Dans la même veine pour Madagascar, les différents cadres d’intervention adoptés par le pays, notamment le Programme Pays pour le travail décent, peuvent contribuer à développer et renforcer les programmes en faveur de l’emploi des jeunes, à remédier aux déficits de travail décent pour les jeunes, à lutter contre la pauvreté et l’inégalité et à donner aux jeunes les moyens de bâtir un avenir plus équitable et plus prospère. Le rapport ETVA et les bulletins d'études périodiques de l'ONEF vont servir ainsi d'outils stratégiques pour un meilleur cadrage des interventions dans le domaine de l'emploi des jeunes pour Madagascar.
Comme vous le savez, depuis des années, le BIT n’a cessé de déployer des efforts pour apporter des appuis pour Madagascar en terme de la promotion de l'emploi décent, que ce soit en terme de conseils politiques et stratégiques, d’enquêtes et d’études comme celles que nous lançons ici aujourd'hui, en terme d'appuis institutionnels comme la mise en place des Systèmes Régionaux d’Information pour l’Emploi auprès des Services Régionaux de l’Emploi et le développement du Système d’Information sur le Marché du Travail (SIMT) au niveau de l’ONEF. Beaucoup de programmes d’actions directes ont été également mis en œuvre pour accompagner les politiques gouvernementales, pour ne citer que le renforcement de l'employabilité de plus de 50 000 jeunes à travers les formations multidimensionnelles, la facilitation de l’accès de plus de 30 000 jeunes à l’emploi par l'emploi salarié, l’emploi indépendant et l'auto-emploi par l’entrepreneuriat, la tenue des différentes conférences et des salons de l’emploi et de la jeunesse dans plusieurs régions de Madagascar et j’en passe.

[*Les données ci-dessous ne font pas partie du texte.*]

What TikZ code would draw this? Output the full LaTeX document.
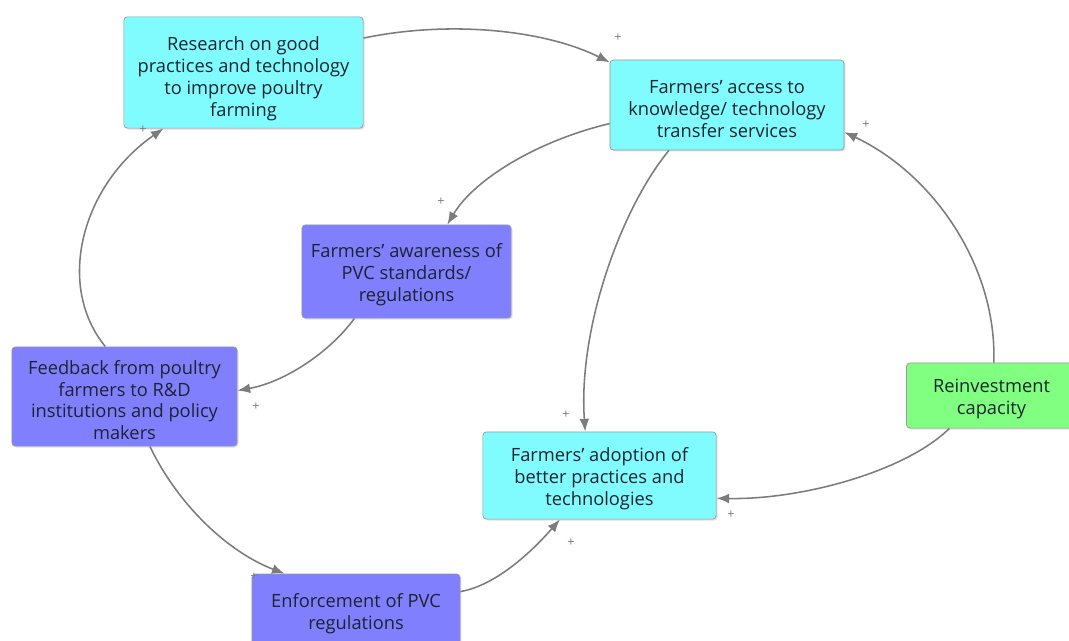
\documentclass[tikz,border=0pt]{standalone}
\usepackage{fontspec}
\setmainfont{Open Sans}
\usetikzlibrary{arrows.meta,shadows}
\definecolor{loopCyan}{HTML}{80FCFF}
\definecolor{loopViolet}{HTML}{8080FF}
\definecolor{loopGreen}{HTML}{80FF80}
\definecolor{loopLine}{HTML}{7C7C7C}
\definecolor{loopText}{HTML}{1C2430}

\begin{document}
\begin{tikzpicture}[x=0.025cm,y=-0.025cm,
    font=\fontsize{13}{15.6}\selectfont,
    var/.style={draw=black!40,line width=0.5pt,rounded corners=2.5pt,
                align=center,text=loopText,inner sep=0pt,
                drop shadow={shadow xshift=1pt,shadow yshift=-1pt,opacity=0.25}},
    two/.style={text height=30.6pt},
    three/.style={text height=46.2pt},
    four/.style={text height=61.8pt},
    link/.style={draw=loopLine,line width=1.1pt,
                 -{Latex[length=9pt,width=7pt]}},
    sign/.style={text=loopLine,font=\fontsize{9}{9}\selectfont,inner sep=0pt}]
  \clip (0,0) rectangle (1069,640);
  \fill[white] (0,0) rectangle (1069,640);

  % stocks of the loop
  \node[var,four,text height=65pt,fill=loopCyan,minimum width=5.98cm,minimum height=2.78cm]
    (research) at (243.5,72.5) {Research on good\\practices and technology\\to improve poultry\\farming};
  \node[var,three,fill=loopCyan,minimum width=5.85cm,minimum height=2.25cm]
    (access) at (727,105) {Farmers' access to\\knowledge/ technology\\transfer services};
  \node[var,three,fill=loopViolet,minimum width=5.23cm,minimum height=2.33cm]
    (aware) at (406.5,271.5) {Farmers' awareness of\\PVC standards/\\regulations};
  \node[var,four,fill=loopViolet,minimum width=5.63cm,minimum height=2.48cm]
    (feedback) at (124.5,396.5) {Feedback from poultry\\farmers to R\&D\\institutions and policy\\makers};
  \node[var,three,fill=loopCyan,minimum width=5.83cm,minimum height=2.18cm]
    (adopt) at (599.5,475.5) {Farmers' adoption of\\better practices and\\technologies};
  \node[var,two,fill=loopGreen,minimum width=4.25cm,minimum height=1.63cm]
    (reinvest) at (991.5,395.5) {Reinvestment\\capacity};
  \node[var,two,fill=loopViolet,minimum width=5.2cm,minimum height=1.8cm]
    (enforce) at (356,610) {Enforcement of PVC\\regulations};

  % causal links
  \draw[link] (research.16) .. controls (450,20) and (545,30) .. (access.160);
  \draw[link] (access.189) .. controls (540,140) and (475,178) .. (aware.49);
  \draw[link] (access.218) .. controls (620,210) and (578,330) .. (adopt.108);
  \draw[link] (aware.222) .. controls (330,352) and (285,382) .. (feedback.3);
  \draw[link] (feedback.111) .. controls (55,285) and (82,185) .. (research.215);
  \draw[link] (feedback.297) .. controls (178,505) and (228,552) .. (enforce.153);
  \draw[link] (enforce.10) .. controls (498,585) and (535,548) .. (adopt.228);
  \draw[link] (reinvest.86) .. controls (997,268) and (935,175) .. (access.347);
  \draw[link] (reinvest.218) .. controls (905,472) and (800,500) .. (adopt.349);

  % polarity marks
  \node[sign] (s1) at (618,38)  {+};
  \node[sign] (s2) at (441,202) {+};
  \node[sign] (s3) at (566,415) {+};
  \node[sign] (s4) at (256,407) {+};
  \node[sign] (s5) at (143,130) {+};
  \node[sign] (s6) at (254,577) {+};
  \node[sign] (s7) at (571,543) {+};
  \node[sign] (s8) at (866,125) {+};
  \node[sign] (s9) at (731,515) {+};
\end{tikzpicture}
\end{document}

Madagascar fixe résolument l'emploi des jeunes parmi les priorités nationales. Des résultats concrets sont là et tangibles mais demeurent encore insuffisants. Puisque force est de constater que le désespoir envahit la population jeune, compte tenu des difficultés d'insertion sur le marché du travail, comme le montre ce rapport ETVA. Ce constat m’amène aujourd'hui à lancer de nouveau un appel fort à l’endroit du gouvernement pour que toutes les mesures énoncées ci-dessus soient réellement prises et mises en œuvre en faveur des jeunes de ce pays qui regorgent de dynamisme et de talents immenses. Ces jeunes doivent constituer une importante force de progrès économique, social et environnemental pour Madagascar afin de garantir une croissance forte, inclusive et riche en emplois.
Madame le Ministre,
Mesdames et Messieurs,
Avant de terminer, je voudrais féliciter votre Ministère pour la sortie de ce premier Bulletin d’Etudes de l'ONEF. Le BIT reste toujours disposé à vous accompagner ainsi que tous les acteurs du monde du travail dans cet objectif de promotion de l’emploi des jeunes. Le BIT espère qu'ensemble, des solutions adaptées et innovantes soient développées davantage pour faire face à la crise de l'emploi des jeunes qui a trop duré pour Madagascar.